[Begin]
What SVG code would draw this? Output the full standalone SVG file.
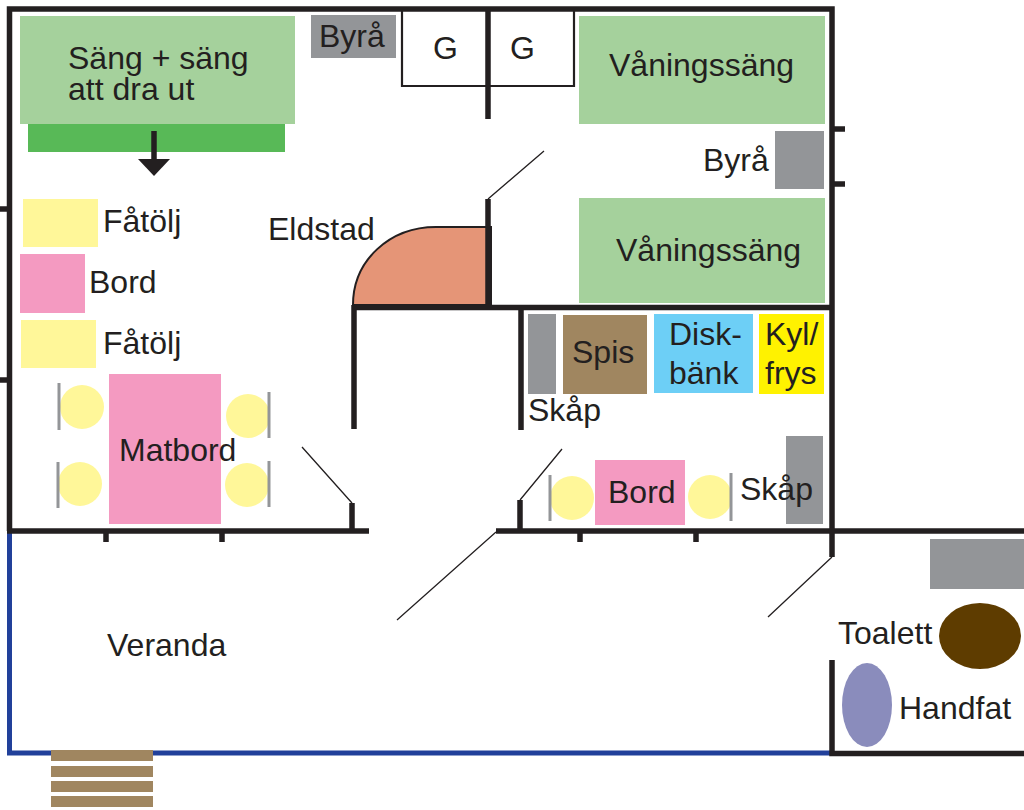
<svg xmlns="http://www.w3.org/2000/svg" width="1024" height="810" viewBox="0 0 1024 810">
<style>
text{font-family:"Liberation Sans",Arial,sans-serif;font-size:32px;fill:#231f20}
.w{stroke:#231f20;stroke-width:5.5;fill:none}
.t{stroke:#231f20;stroke-width:1.3;fill:none}
.s{stroke:#939598;stroke-width:3;fill:none}
.g{fill:#a5d19c}.y{fill:#fff799}.p{fill:#f49ac1}.d{fill:#939598}.b{fill:#a08660}
</style>
<rect width="1024" height="810" fill="#fff"/>
<g id="furniture">
<rect class="g" x="20" y="16" width="275" height="108"/>
<rect x="28" y="124" width="257" height="28" fill="#58b957"/>
<rect class="d" x="311" y="15" width="85" height="43"/>
<rect class="g" x="579" y="16" width="246" height="108"/>
<rect class="g" x="579" y="198" width="246" height="105"/>
<rect class="d" x="775" y="131" width="49" height="58"/>
<path d="M353 305C353 260 390 227 436 227H491V305Z" fill="#e59577" stroke="#231f20" stroke-width="2"/>
<rect class="y" x="23" y="199" width="75" height="48"/>
<rect class="p" x="20" y="254" width="65" height="59"/>
<rect class="y" x="21" y="320" width="75" height="48"/>
<rect class="p" x="109" y="374" width="112" height="150"/>
<circle class="y" cx="82" cy="407" r="22"/><circle class="y" cx="80" cy="484" r="22"/>
<circle class="y" cx="248" cy="416" r="22"/><circle class="y" cx="247" cy="485" r="22"/>
<rect class="d" x="528" y="314" width="28" height="80"/>
<rect class="b" x="563" y="315" width="84" height="79"/>
<rect x="654" y="314" width="99" height="79" fill="#6dcff6"/>
<rect x="759" y="314" width="65" height="80" fill="#fff200"/>
<rect class="p" x="595" y="460" width="90" height="65"/>
<circle class="y" cx="572" cy="498" r="22"/><circle class="y" cx="710" cy="497" r="22"/>
<rect class="d" x="786" y="436" width="37" height="88"/>
<rect class="d" x="930" y="539" width="94" height="50"/>
<ellipse cx="980" cy="636" rx="41" ry="33" fill="#5e3c00"/>
<ellipse cx="867" cy="705" rx="25" ry="42" fill="#8a8cbc"/>
</g>
<g id="connectors">
<path class="s" d="M59 383V430M58 462V508M269 392V438M269 461V507M550 475V521M731 473V521"/>
<path d="M9.5 531V753H832" fill="none" stroke="#21409a" stroke-width="5"/>
<path d="M402 9V86H574V9" fill="none" stroke="#231f20" stroke-width="2.2"/>
<path class="w" d="M9.5 531V9H832V531M488 9V119M488 199V307M354 307.500H832M354 305V429M521 307V430M7 531H369M496 531H1024M352 503V529M520 500V529M832 531V557M832 660V753.500H1024M106 531V542M222 531V542M580 531V542M696 531V542M832 129H845M832 184H845M0 209H10M0 380H10"/>
<path class="t" d="M488 199L544 151M302 447L352 503M520 500L562 449M496 532L397 620M832 557L768 617"/>
<path d="M154 131V162" stroke="#231f20" stroke-width="5.5"/><path d="M138 159H170L154 176Z" fill="#231f20"/>
</g>
<g fill="#a08660"><rect x="51" y="750" width="102" height="11"/><rect x="51" y="766" width="102" height="11"/><rect x="51" y="781" width="102" height="11"/><rect x="51" y="796" width="102" height="11"/></g>
<g id="labels">
<text x="68" y="69">Säng + säng<tspan x="68" y="100">att dra ut</tspan></text>
<text x="319" y="47">Byrå</text><text x="433" y="59">G</text><text x="510" y="59">G</text>
<text x="609" y="76">Våningssäng</text><text x="703" y="171">Byrå</text><text x="616" y="261">Våningssäng</text>
<text x="268" y="240">Eldstad</text><text x="103" y="232">Fåtölj</text><text x="89" y="293">Bord</text><text x="103" y="354">Fåtölj</text>
<text x="119" y="461">Matbord</text><text x="572" y="363">Spis</text><text x="669" y="345">Disk-<tspan x="669" y="384">bänk</tspan></text>
<text x="765" y="345">Kyl/<tspan x="765" y="384">frys</tspan></text><text x="528" y="421">Skåp</text><text x="608" y="503">Bord</text><text x="740" y="500">Skåp</text>
<text x="107" y="656">Veranda</text><text x="838" y="644">Toalett</text><text x="899" y="719">Handfat</text>
</g>
</svg>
[End]
Take the listing and print it again exactly, but without any pictures.

What SVG code would draw this? Output the full standalone SVG file.
<svg xmlns="http://www.w3.org/2000/svg" width="1024" height="810" viewBox="0 0 1024 810">
<style>
text{font-family:"Liberation Sans",Arial,sans-serif;font-size:32px;fill:#231f20}
.w{stroke:#231f20;stroke-width:5.5;fill:none}
.t{stroke:#231f20;stroke-width:1.3;fill:none}
.s{stroke:#939598;stroke-width:3;fill:none}
.g{fill:#a5d19c}.y{fill:#fff799}.p{fill:#f49ac1}.d{fill:#939598}.b{fill:#a08660}
</style>
<rect width="1024" height="810" fill="#fff"/>
<g id="furniture">
<rect class="g" x="20" y="16" width="275" height="108"/>
<rect x="28" y="124" width="257" height="28" fill="#58b957"/>
<rect class="d" x="311" y="15" width="85" height="43"/>
<rect class="g" x="579" y="16" width="246" height="108"/>
<rect class="g" x="579" y="198" width="246" height="105"/>
<rect class="d" x="775" y="131" width="49" height="58"/>
<path d="M353 305C353 260 390 227 436 227H491V305Z" fill="#e59577" stroke="#231f20" stroke-width="2"/>
<rect class="y" x="23" y="199" width="75" height="48"/>
<rect class="p" x="20" y="254" width="65" height="59"/>
<rect class="y" x="21" y="320" width="75" height="48"/>
<rect class="p" x="109" y="374" width="112" height="150"/>
<circle class="y" cx="82" cy="407" r="22"/><circle class="y" cx="80" cy="484" r="22"/>
<circle class="y" cx="248" cy="416" r="22"/><circle class="y" cx="247" cy="485" r="22"/>
<rect class="d" x="528" y="314" width="28" height="80"/>
<rect class="b" x="563" y="315" width="84" height="79"/>
<rect x="654" y="314" width="99" height="79" fill="#6dcff6"/>
<rect x="759" y="314" width="65" height="80" fill="#fff200"/>
<rect class="p" x="595" y="460" width="90" height="65"/>
<circle class="y" cx="572" cy="498" r="22"/><circle class="y" cx="710" cy="497" r="22"/>
<rect class="d" x="786" y="436" width="37" height="88"/>
<rect class="d" x="930" y="539" width="94" height="50"/>
<ellipse cx="980" cy="636" rx="41" ry="33" fill="#5e3c00"/>
<ellipse cx="867" cy="705" rx="25" ry="42" fill="#8a8cbc"/>
</g>
<g id="connectors">
<path class="s" d="M59 383V430M58 462V508M269 392V438M269 461V507M550 475V521M731 473V521"/>
<path d="M9.5 531V753H832" fill="none" stroke="#21409a" stroke-width="5"/>
<path d="M402 9V86H574V9" fill="none" stroke="#231f20" stroke-width="2.2"/>
<path class="w" d="M9.5 531V9H832V531M488 9V119M488 199V307M354 307.500H832M354 305V429M521 307V430M7 531H369M496 531H1024M352 503V529M520 500V529M832 531V557M832 660V753.500H1024M106 531V542M222 531V542M580 531V542M696 531V542M832 129H845M832 184H845M0 209H10M0 380H10"/>
<path class="t" d="M488 199L544 151M302 447L352 503M520 500L562 449M496 532L397 620M832 557L768 617"/>
<path d="M154 131V162" stroke="#231f20" stroke-width="5.5"/><path d="M138 159H170L154 176Z" fill="#231f20"/>
</g>
<g fill="#a08660"><rect x="51" y="750" width="102" height="11"/><rect x="51" y="766" width="102" height="11"/><rect x="51" y="781" width="102" height="11"/><rect x="51" y="796" width="102" height="11"/></g>
<g id="labels">
<text x="68" y="69">Säng + säng<tspan x="68" y="100">att dra ut</tspan></text>
<text x="319" y="47">Byrå</text><text x="433" y="59">G</text><text x="510" y="59">G</text>
<text x="609" y="76">Våningssäng</text><text x="703" y="171">Byrå</text><text x="616" y="261">Våningssäng</text>
<text x="268" y="240">Eldstad</text><text x="103" y="232">Fåtölj</text><text x="89" y="293">Bord</text><text x="103" y="354">Fåtölj</text>
<text x="119" y="461">Matbord</text><text x="572" y="363">Spis</text><text x="669" y="345">Disk-<tspan x="669" y="384">bänk</tspan></text>
<text x="765" y="345">Kyl/<tspan x="765" y="384">frys</tspan></text><text x="528" y="421">Skåp</text><text x="608" y="503">Bord</text><text x="740" y="500">Skåp</text>
<text x="107" y="656">Veranda</text><text x="838" y="644">Toalett</text><text x="899" y="719">Handfat</text>
</g>
</svg>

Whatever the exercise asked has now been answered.